Very good comment, similar to what I too have experienced.
Perhaps a better comparison to US history is the Kent State shootings, a protest in 1970 in which 4 people died at an anti-war protest. While awful, you would be hard pressed in 2009 to find an American hanging too much significance on the event; it was an isolated incident in a period of intense social change.
The situation, I think, is similar in China, whose own social upheaval is occurring at a far greater rate. It is difficult to think of any precedent, in fact, in which a country of such size and diversity has managed such a wrenching transition without a lot more bloodshed than that.
It's because of this, actually, that my position on the government there has softened, too. Chinese society sits on a powderkeg the likes of which it is difficult for westerners to understand. The govt's actions might seem heavy-handed, but their stewardship of the change process has undeniably been impressive, even exemplary.
And if you don't think the US Govt would temporarily pull the plug on a few websites in order to abate what they considered a genuine chance of widespread civil unrest, think again.
The govt's actions might seem heavy-handed, but their stewardship of the change process has undeniably been impressive, even exemplary.
I actually think the Chinese government did the right thing in Tiananmen.
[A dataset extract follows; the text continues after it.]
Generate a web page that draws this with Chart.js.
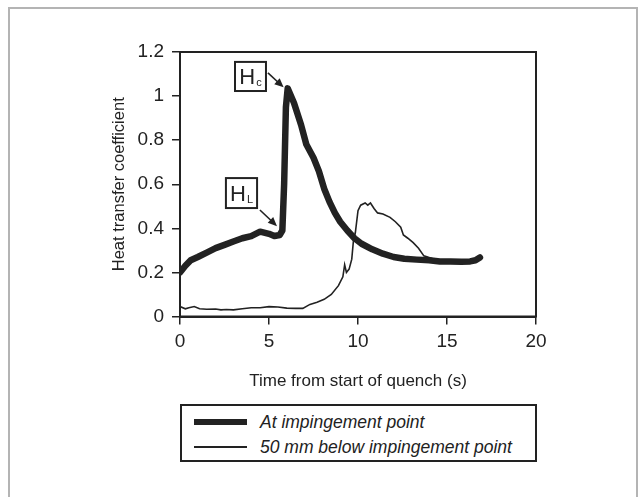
<!DOCTYPE html>
<html>
<head>
<meta charset="utf-8">
<script src="https://cdn.jsdelivr.net/npm/chart.js@4/dist/chart.umd.min.js"></script>
<style>
  html, body { margin: 0; padding: 0; background: #fff; }
  #wrap { position: relative; width: 644px; height: 497px; overflow: hidden; font-family: "Liberation Sans", Arial, sans-serif; }
  #c { position: absolute; left: 0; top: 0; }
  #frame { position: absolute; left: 8px; top: 7px; width: 630px; height: 520px; border: 2px solid #b4b4b4; box-sizing: border-box; }
  #legend { position: absolute; left: 180px; top: 404px; width: 357px; height: 58px; border: 2px solid #222; box-sizing: border-box; background: #fff; }
  .row { position: absolute; left: 0; height: 22px; }
  .sample { position: absolute; left: 12px; width: 53px; background: #222; }
  .lbl { position: absolute; left: 78px; font-style: italic; font-size: 17.5px; color: #222; white-space: nowrap; line-height: 22px; }
</style>
</head>
<body>
<div id="wrap">
  <div id="frame"></div>
  <canvas id="c" width="644" height="497"></canvas>
  <div id="legend">
    <div class="row" style="top:5px"><div class="sample" style="top:8px;height:6px"></div><div class="lbl" id="l0"></div></div>
    <div class="row" style="top:30px"><div class="sample" style="top:10px;height:1.5px"></div><div class="lbl" id="l1"></div></div>
  </div>
</div>
<script>
// ---- data ----
const seriesNames = ["At impingement point", "50 mm below impingement point"];
const xTicks = [0, 5, 10, 15, 20];
const yTicks = [0, 0.2, 0.4, 0.6, 0.8, 1, 1.2];

const impingeX = [0, 0.3, 0.6, 1.0, 1.5, 2.0, 2.5, 3.0, 3.5, 4.0, 4.5, 5.0, 5.3, 5.6, 5.75, 5.85, 5.95, 6.05, 6.4, 6.8, 7.1, 7.5, 7.8, 8.1, 8.4, 8.7, 9.0, 9.4, 9.8, 10.2, 10.8, 11.4, 12.0, 12.6, 13.3, 14.0, 14.6, 15.2, 15.8, 16.3, 16.6, 16.85];
const impingeY = [0.20, 0.23, 0.255, 0.27, 0.29, 0.31, 0.325, 0.34, 0.355, 0.365, 0.385, 0.375, 0.365, 0.37, 0.39, 0.60, 0.95, 1.035, 0.97, 0.87, 0.78, 0.72, 0.66, 0.58, 0.52, 0.47, 0.43, 0.39, 0.355, 0.33, 0.305, 0.285, 0.27, 0.262, 0.258, 0.255, 0.25, 0.249, 0.248, 0.25, 0.255, 0.268];

const belowX = [0, 0.3, 0.5, 0.8, 1.1, 1.5, 2.0, 2.3, 2.6, 3.0, 3.5, 4.0, 4.5, 5.0, 5.5, 6.0, 6.5, 6.9, 7.3, 7.7, 8.1, 8.5, 8.9, 9.15, 9.25, 9.35, 9.5, 9.65, 9.75, 9.85, 10.0, 10.15, 10.4, 10.55, 10.7, 10.9, 11.1, 11.4, 11.8, 12.1, 12.4, 12.55, 12.8, 13.1, 13.4, 13.7, 14.2, 15.0, 15.8, 16.5];
const belowY = [0.045, 0.035, 0.04, 0.045, 0.035, 0.033, 0.034, 0.03, 0.032, 0.03, 0.035, 0.04, 0.04, 0.045, 0.043, 0.038, 0.037, 0.037, 0.055, 0.065, 0.078, 0.10, 0.14, 0.18, 0.235, 0.20, 0.215, 0.26, 0.35, 0.38, 0.48, 0.505, 0.515, 0.505, 0.515, 0.49, 0.47, 0.465, 0.45, 0.43, 0.405, 0.37, 0.355, 0.335, 0.31, 0.275, 0.262, 0.252, 0.25, 0.252];

// annotation labels (data coordinates): box corners and arrow from/to
const annoMain = ["H", "H"];
const annoSub = ["c", "L"];
const annoBox = [[3.09, 1.155, 4.83, 1.023], [2.58, 0.628, 4.33, 0.492]];
const annoArrow = [[4.94, 1.105, 5.82, 1.04], [4.49, 0.483, 5.45, 0.41]];

document.getElementById('l0').textContent = seriesNames[0];
document.getElementById('l1').textContent = seriesNames[1];

const ink = '#222';
const toPts = (xs, ys) => xs.map((x, i) => ({x: x, y: ys[i]}));

const boxPlugin = {
  id: 'boxAndAnno',
  afterDraw(chart) {
    const {ctx, chartArea: a, scales: {x, y}} = chart;
    ctx.save();
    ctx.strokeStyle = ink;
    ctx.lineWidth = 2;
    ctx.strokeRect(a.left, a.top, a.right - a.left, a.bottom - a.top);
    for (let i = 0; i < annoMain.length; i++) {
      const b = annoBox[i];
      const x0 = x.getPixelForValue(b[0]), y0 = y.getPixelForValue(b[1]);
      const x1 = x.getPixelForValue(b[2]), y1 = y.getPixelForValue(b[3]);
      ctx.fillStyle = '#fff';
      ctx.fillRect(x0, y0, x1 - x0, y1 - y0);
      ctx.strokeStyle = ink;
      ctx.lineWidth = 2;
      ctx.strokeRect(x0, y0, x1 - x0, y1 - y0);
      ctx.fillStyle = ink;
      ctx.font = '22px "Liberation Sans", Arial, sans-serif';
      ctx.textBaseline = 'alphabetic';
      ctx.textAlign = 'left';
      const hw = ctx.measureText(annoMain[i]).width;
      ctx.font = '11px "Liberation Sans", Arial, sans-serif';
      const sw = ctx.measureText(annoSub[i]).width;
      const tx = (x0 + x1) / 2 - (hw + sw + 1) / 2;
      const base = (y0 + y1) / 2 + 8;
      ctx.font = '22px "Liberation Sans", Arial, sans-serif';
      ctx.fillText(annoMain[i], tx, base);
      ctx.font = '11px "Liberation Sans", Arial, sans-serif';
      ctx.fillText(annoSub[i], tx + hw + 1, base + 2);
      // arrow
      const ar = annoArrow[i];
      const ax0 = x.getPixelForValue(ar[0]), ay0 = y.getPixelForValue(ar[1]);
      const ax1 = x.getPixelForValue(ar[2]), ay1 = y.getPixelForValue(ar[3]);
      const ang = Math.atan2(ay1 - ay0, ax1 - ax0);
      ctx.strokeStyle = ink;
      ctx.lineWidth = 1.6;
      ctx.beginPath();
      ctx.moveTo(ax0, ay0);
      ctx.lineTo(ax1 - 6 * Math.cos(ang), ay1 - 6 * Math.sin(ang));
      ctx.stroke();
      ctx.beginPath();
      ctx.moveTo(ax1, ay1);
      ctx.lineTo(ax1 - 9 * Math.cos(ang) + 4 * Math.sin(ang), ay1 - 9 * Math.sin(ang) - 4 * Math.cos(ang));
      ctx.lineTo(ax1 - 9 * Math.cos(ang) - 4 * Math.sin(ang), ay1 - 9 * Math.sin(ang) + 4 * Math.cos(ang));
      ctx.closePath();
      ctx.fillStyle = ink;
      ctx.fill();
    }
    ctx.restore();
  }
};

new Chart(document.getElementById('c'), {
  type: 'line',
  data: {
    datasets: [
      { label: seriesNames[0], data: toPts(impingeX, impingeY), borderColor: ink, borderWidth: 6.5, pointRadius: 0, tension: 0, borderJoinStyle: 'round', borderCapStyle: 'round', order: 1 },
      { label: seriesNames[1], data: toPts(belowX, belowY), borderColor: ink, borderWidth: 1.6, pointRadius: 0, tension: 0, order: 2 }
    ]
  },
  options: {
    responsive: false,
    animation: false,
    events: [],
    layout: { padding: { left: 110, top: 52, right: 108, bottom: 105 } },
    plugins: { legend: { display: false }, tooltip: { enabled: false } },
    scales: {
      x: {
        type: 'linear', min: 0, max: 20,
        afterBuildTicks: (s) => { s.ticks = xTicks.map(v => ({value: v})); },
        afterFit: (s) => { s.height = 497 - 105 - 316.5; },
        grid: { drawOnChartArea: false, drawTicks: true, tickLength: 8, color: ink, lineWidth: 1.5 },
        border: { color: ink, width: 2 },
        ticks: { color: ink, font: { family: '"Liberation Sans", Arial, sans-serif', size: 19 }, padding: 6 },
        title: { display: true, text: 'Time from start of quench (s)', color: ink, font: { family: '"Liberation Sans", Arial, sans-serif', size: 17 }, padding: { top: 17, bottom: 0 } }
      },
      y: {
        type: 'linear', min: 0, max: 1.2,
        afterBuildTicks: (s) => { s.ticks = yTicks.map(v => ({value: v})); },
        afterFit: (s) => { s.width = 180 - 110; },
        grid: { drawOnChartArea: false, drawTicks: true, tickLength: 8, color: ink, lineWidth: 1.5 },
        border: { color: ink, width: 2 },
        ticks: { color: ink, font: { family: '"Liberation Sans", Arial, sans-serif', size: 19 }, padding: 8, callback: (v) => String(v) },
        title: { display: true, text: 'Heat transfer coefficient', color: ink, font: { family: '"Liberation Sans", Arial, sans-serif', size: 16.5 }, padding: { top: 0, bottom: 0 } }
      }
    }
  },
  plugins: [boxPlugin]
});
</script>
</body>
</html>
They had the fortitude to do what Louis the XVI and Czar Nicholas the II should have done, but did not. Americans forget that most revolutions have had horrible results. And in China in particular, the worst time periods have been times of internal chaos ( the Taiping Rebellion and the Cultural revolution). Order and security are prerequisites of liberty. The Chinese government put down the mob (a mob that did have weapons, btw), and helped ensure that the past twenty years have been the best twenty years in China in a long time.
What came to my mind (apart from the "smallpox seeding" and buffalo-killing that took down many indians) is the brutal put-down of Colorado mining strikers in the 1800s. All countries can point to such moments, I think (recent anniversary of French Communards comes to mind). The struggle towards freedom is never palatable to caring people.
Perhaps a better comparison to US history is the Kent State shootings, a protest in 1970 in which 4 people died at an anti-war protest. While awful, you would be hard pressed in 2009 to find an American hanging too much significance on the event; it was an isolated incident in a period of intense social change.
The situation, I think, is similar in China, whose own social upheaval is occurring at a far greater rate. It is difficult to think of any precedent, in fact, in which a country of such size and diversity has managed such a wrenching transition without a lot more bloodshed than that.
It's because of this, actually, that my position on the government there has softened, too. Chinese society sits on a powderkeg the likes of which it is difficult for westerners to understand. The govt's actions might seem heavy-handed, but their stewardship of the change process has undeniably been impressive, even exemplary.
And if you don't think the US Govt would temporarily pull the plug on a few websites in order to abate what they considered a genuine chance of widespread civil unrest, think again.